Written problem: Carry none of the pictures over; write out the complete data exactly.

The data:
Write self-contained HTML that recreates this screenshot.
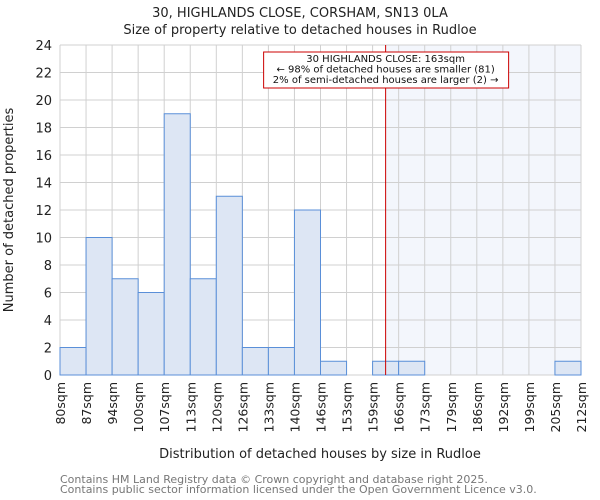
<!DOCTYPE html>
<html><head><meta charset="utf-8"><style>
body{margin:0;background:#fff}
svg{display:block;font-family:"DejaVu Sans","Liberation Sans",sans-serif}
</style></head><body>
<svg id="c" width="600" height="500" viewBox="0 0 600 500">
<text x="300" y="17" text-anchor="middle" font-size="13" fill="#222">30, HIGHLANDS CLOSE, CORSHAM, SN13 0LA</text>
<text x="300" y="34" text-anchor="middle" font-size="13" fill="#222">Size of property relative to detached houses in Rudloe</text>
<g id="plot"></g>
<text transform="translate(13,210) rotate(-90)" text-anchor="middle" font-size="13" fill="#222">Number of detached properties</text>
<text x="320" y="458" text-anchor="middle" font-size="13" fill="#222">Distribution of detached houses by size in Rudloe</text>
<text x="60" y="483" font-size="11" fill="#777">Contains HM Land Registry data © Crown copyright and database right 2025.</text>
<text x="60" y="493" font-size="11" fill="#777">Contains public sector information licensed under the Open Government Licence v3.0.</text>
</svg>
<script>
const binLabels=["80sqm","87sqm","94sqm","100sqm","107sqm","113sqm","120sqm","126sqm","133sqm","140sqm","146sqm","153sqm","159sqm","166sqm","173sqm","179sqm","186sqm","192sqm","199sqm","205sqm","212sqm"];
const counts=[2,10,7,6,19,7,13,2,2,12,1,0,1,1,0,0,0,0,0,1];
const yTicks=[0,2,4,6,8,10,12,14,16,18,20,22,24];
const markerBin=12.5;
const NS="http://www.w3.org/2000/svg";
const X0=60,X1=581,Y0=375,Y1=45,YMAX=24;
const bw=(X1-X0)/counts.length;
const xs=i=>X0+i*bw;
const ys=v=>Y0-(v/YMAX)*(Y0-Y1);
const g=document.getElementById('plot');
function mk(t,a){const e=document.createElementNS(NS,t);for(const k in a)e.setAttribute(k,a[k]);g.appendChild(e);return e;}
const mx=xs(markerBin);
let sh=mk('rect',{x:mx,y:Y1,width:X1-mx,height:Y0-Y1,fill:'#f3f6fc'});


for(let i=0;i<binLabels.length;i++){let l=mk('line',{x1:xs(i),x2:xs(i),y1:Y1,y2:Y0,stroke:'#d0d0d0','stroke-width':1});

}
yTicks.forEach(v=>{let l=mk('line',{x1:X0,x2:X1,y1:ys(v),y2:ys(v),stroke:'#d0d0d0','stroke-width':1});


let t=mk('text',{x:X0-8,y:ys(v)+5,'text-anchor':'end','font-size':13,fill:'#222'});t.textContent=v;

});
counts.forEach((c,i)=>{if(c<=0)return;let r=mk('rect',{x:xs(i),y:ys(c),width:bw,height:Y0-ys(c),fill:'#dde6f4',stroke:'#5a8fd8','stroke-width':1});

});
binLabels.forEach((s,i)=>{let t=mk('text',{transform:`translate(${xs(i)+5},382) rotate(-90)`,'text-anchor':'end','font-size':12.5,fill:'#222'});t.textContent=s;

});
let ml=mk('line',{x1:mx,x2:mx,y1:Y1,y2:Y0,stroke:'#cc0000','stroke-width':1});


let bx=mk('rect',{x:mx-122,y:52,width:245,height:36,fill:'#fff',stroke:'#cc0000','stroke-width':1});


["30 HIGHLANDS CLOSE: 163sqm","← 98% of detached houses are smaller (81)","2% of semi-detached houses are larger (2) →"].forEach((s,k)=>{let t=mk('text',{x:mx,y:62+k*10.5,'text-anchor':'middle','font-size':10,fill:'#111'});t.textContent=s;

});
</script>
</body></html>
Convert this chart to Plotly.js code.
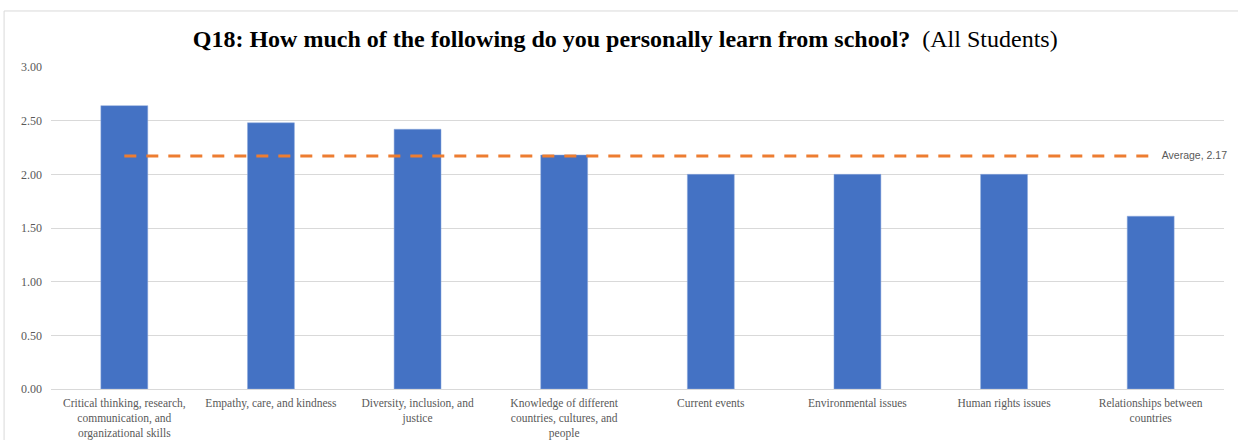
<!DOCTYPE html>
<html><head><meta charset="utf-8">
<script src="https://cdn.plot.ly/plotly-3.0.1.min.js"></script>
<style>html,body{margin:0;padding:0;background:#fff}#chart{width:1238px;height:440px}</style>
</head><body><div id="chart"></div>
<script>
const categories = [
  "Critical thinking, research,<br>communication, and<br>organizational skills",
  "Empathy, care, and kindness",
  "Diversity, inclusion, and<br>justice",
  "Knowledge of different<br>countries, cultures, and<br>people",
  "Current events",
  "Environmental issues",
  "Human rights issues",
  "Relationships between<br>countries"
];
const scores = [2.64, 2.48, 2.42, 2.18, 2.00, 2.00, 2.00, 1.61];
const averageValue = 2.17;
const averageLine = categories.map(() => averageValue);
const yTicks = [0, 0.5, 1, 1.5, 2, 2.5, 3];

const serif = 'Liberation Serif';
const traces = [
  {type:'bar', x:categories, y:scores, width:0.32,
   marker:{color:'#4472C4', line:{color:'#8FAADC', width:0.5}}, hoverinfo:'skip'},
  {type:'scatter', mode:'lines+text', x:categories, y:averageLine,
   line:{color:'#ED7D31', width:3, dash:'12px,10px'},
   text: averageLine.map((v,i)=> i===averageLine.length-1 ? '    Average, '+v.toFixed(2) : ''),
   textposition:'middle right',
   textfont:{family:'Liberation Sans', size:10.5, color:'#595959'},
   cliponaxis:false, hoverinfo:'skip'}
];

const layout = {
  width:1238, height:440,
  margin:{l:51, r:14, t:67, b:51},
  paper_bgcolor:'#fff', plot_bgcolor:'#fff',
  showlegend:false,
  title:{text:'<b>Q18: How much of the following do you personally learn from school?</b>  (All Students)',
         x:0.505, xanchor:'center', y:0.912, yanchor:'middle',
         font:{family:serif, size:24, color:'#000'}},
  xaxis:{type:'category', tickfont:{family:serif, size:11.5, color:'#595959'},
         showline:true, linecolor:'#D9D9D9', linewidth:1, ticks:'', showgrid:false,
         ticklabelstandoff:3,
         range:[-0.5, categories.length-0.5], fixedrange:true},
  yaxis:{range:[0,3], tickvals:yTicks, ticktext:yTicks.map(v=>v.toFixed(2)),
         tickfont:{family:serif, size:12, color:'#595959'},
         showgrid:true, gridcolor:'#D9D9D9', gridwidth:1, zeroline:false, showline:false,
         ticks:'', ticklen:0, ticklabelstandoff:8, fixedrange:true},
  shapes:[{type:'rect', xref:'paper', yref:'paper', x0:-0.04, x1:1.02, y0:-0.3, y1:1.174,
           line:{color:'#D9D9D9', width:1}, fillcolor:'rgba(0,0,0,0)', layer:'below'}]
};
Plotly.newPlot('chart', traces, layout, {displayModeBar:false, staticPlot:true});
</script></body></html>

Problem solution:
Write self-contained HTML that recreates this screenshot.
<!DOCTYPE html>
<html><head><meta charset="utf-8"><style>
body{margin:0;background:#fff}
svg{display:block;font-family:"DejaVu Sans","Liberation Sans",sans-serif}
</style></head><body>
<svg id="c" width="600" height="500" viewBox="0 0 600 500">
<text x="300" y="17" text-anchor="middle" font-size="13" fill="#222">30, HIGHLANDS CLOSE, CORSHAM, SN13 0LA</text>
<text x="300" y="34" text-anchor="middle" font-size="13" fill="#222">Size of property relative to detached houses in Rudloe</text>
<g id="plot"></g>
<text transform="translate(13,210) rotate(-90)" text-anchor="middle" font-size="13" fill="#222">Number of detached properties</text>
<text x="320" y="458" text-anchor="middle" font-size="13" fill="#222">Distribution of detached houses by size in Rudloe</text>
<text x="60" y="483" font-size="11" fill="#777">Contains HM Land Registry data © Crown copyright and database right 2025.</text>
<text x="60" y="493" font-size="11" fill="#777">Contains public sector information licensed under the Open Government Licence v3.0.</text>
</svg>
<script>
const binLabels=["80sqm","87sqm","94sqm","100sqm","107sqm","113sqm","120sqm","126sqm","133sqm","140sqm","146sqm","153sqm","159sqm","166sqm","173sqm","179sqm","186sqm","192sqm","199sqm","205sqm","212sqm"];
const counts=[2,10,7,6,19,7,13,2,2,12,1,0,1,1,0,0,0,0,0,1];
const yTicks=[0,2,4,6,8,10,12,14,16,18,20,22,24];
const markerBin=12.5;
const NS="http://www.w3.org/2000/svg";
const X0=60,X1=581,Y0=375,Y1=45,YMAX=24;
const bw=(X1-X0)/counts.length;
const xs=i=>X0+i*bw;
const ys=v=>Y0-(v/YMAX)*(Y0-Y1);
const g=document.getElementById('plot');
function mk(t,a){const e=document.createElementNS(NS,t);for(const k in a)e.setAttribute(k,a[k]);g.appendChild(e);return e;}
const mx=xs(markerBin);
let sh=mk('rect',{x:mx,y:Y1,width:X1-mx,height:Y0-Y1,fill:'#f3f6fc'});


for(let i=0;i<binLabels.length;i++){let l=mk('line',{x1:xs(i),x2:xs(i),y1:Y1,y2:Y0,stroke:'#d0d0d0','stroke-width':1});

}
yTicks.forEach(v=>{let l=mk('line',{x1:X0,x2:X1,y1:ys(v),y2:ys(v),stroke:'#d0d0d0','stroke-width':1});


let t=mk('text',{x:X0-8,y:ys(v)+5,'text-anchor':'end','font-size':13,fill:'#222'});t.textContent=v;

});
counts.forEach((c,i)=>{if(c<=0)return;let r=mk('rect',{x:xs(i),y:ys(c),width:bw,height:Y0-ys(c),fill:'#dde6f4',stroke:'#5a8fd8','stroke-width':1});

});
binLabels.forEach((s,i)=>{let t=mk('text',{transform:`translate(${xs(i)+5},382) rotate(-90)`,'text-anchor':'end','font-size':12.5,fill:'#222'});t.textContent=s;

});
let ml=mk('line',{x1:mx,x2:mx,y1:Y1,y2:Y0,stroke:'#cc0000','stroke-width':1});


let bx=mk('rect',{x:mx-122,y:52,width:245,height:36,fill:'#fff',stroke:'#cc0000','stroke-width':1});


["30 HIGHLANDS CLOSE: 163sqm","← 98% of detached houses are smaller (81)","2% of semi-detached houses are larger (2) →"].forEach((s,k)=>{let t=mk('text',{x:mx,y:62+k*10.5,'text-anchor':'middle','font-size':10,fill:'#111'});t.textContent=s;

});
</script>
</body></html>
Convert this chart to Plotly.js code.
<!DOCTYPE html>
<html><head><meta charset="utf-8">
<script src="https://cdn.plot.ly/plotly-3.0.1.min.js"></script>
<style>html,body{margin:0;padding:0;background:#fff}#chart{width:1238px;height:440px}</style>
</head><body><div id="chart"></div>
<script>
const categories = [
  "Critical thinking, research,<br>communication, and<br>organizational skills",
  "Empathy, care, and kindness",
  "Diversity, inclusion, and<br>justice",
  "Knowledge of different<br>countries, cultures, and<br>people",
  "Current events",
  "Environmental issues",
  "Human rights issues",
  "Relationships between<br>countries"
];
const scores = [2.64, 2.48, 2.42, 2.18, 2.00, 2.00, 2.00, 1.61];
const averageValue = 2.17;
const averageLine = categories.map(() => averageValue);
const yTicks = [0, 0.5, 1, 1.5, 2, 2.5, 3];

const serif = 'Liberation Serif';
const traces = [
  {type:'bar', x:categories, y:scores, width:0.32,
   marker:{color:'#4472C4', line:{color:'#8FAADC', width:0.5}}, hoverinfo:'skip'},
  {type:'scatter', mode:'lines+text', x:categories, y:averageLine,
   line:{color:'#ED7D31', width:3, dash:'12px,10px'},
   text: averageLine.map((v,i)=> i===averageLine.length-1 ? '    Average, '+v.toFixed(2) : ''),
   textposition:'middle right',
   textfont:{family:'Liberation Sans', size:10.5, color:'#595959'},
   cliponaxis:false, hoverinfo:'skip'}
];

const layout = {
  width:1238, height:440,
  margin:{l:51, r:14, t:67, b:51},
  paper_bgcolor:'#fff', plot_bgcolor:'#fff',
  showlegend:false,
  title:{text:'<b>Q18: How much of the following do you personally learn from school?</b>  (All Students)',
         x:0.505, xanchor:'center', y:0.912, yanchor:'middle',
         font:{family:serif, size:24, color:'#000'}},
  xaxis:{type:'category', tickfont:{family:serif, size:11.5, color:'#595959'},
         showline:true, linecolor:'#D9D9D9', linewidth:1, ticks:'', showgrid:false,
         ticklabelstandoff:3,
         range:[-0.5, categories.length-0.5], fixedrange:true},
  yaxis:{range:[0,3], tickvals:yTicks, ticktext:yTicks.map(v=>v.toFixed(2)),
         tickfont:{family:serif, size:12, color:'#595959'},
         showgrid:true, gridcolor:'#D9D9D9', gridwidth:1, zeroline:false, showline:false,
         ticks:'', ticklen:0, ticklabelstandoff:8, fixedrange:true},
  shapes:[{type:'rect', xref:'paper', yref:'paper', x0:-0.04, x1:1.02, y0:-0.3, y1:1.174,
           line:{color:'#D9D9D9', width:1}, fillcolor:'rgba(0,0,0,0)', layer:'below'}]
};
Plotly.newPlot('chart', traces, layout, {displayModeBar:false, staticPlot:true});
</script></body></html>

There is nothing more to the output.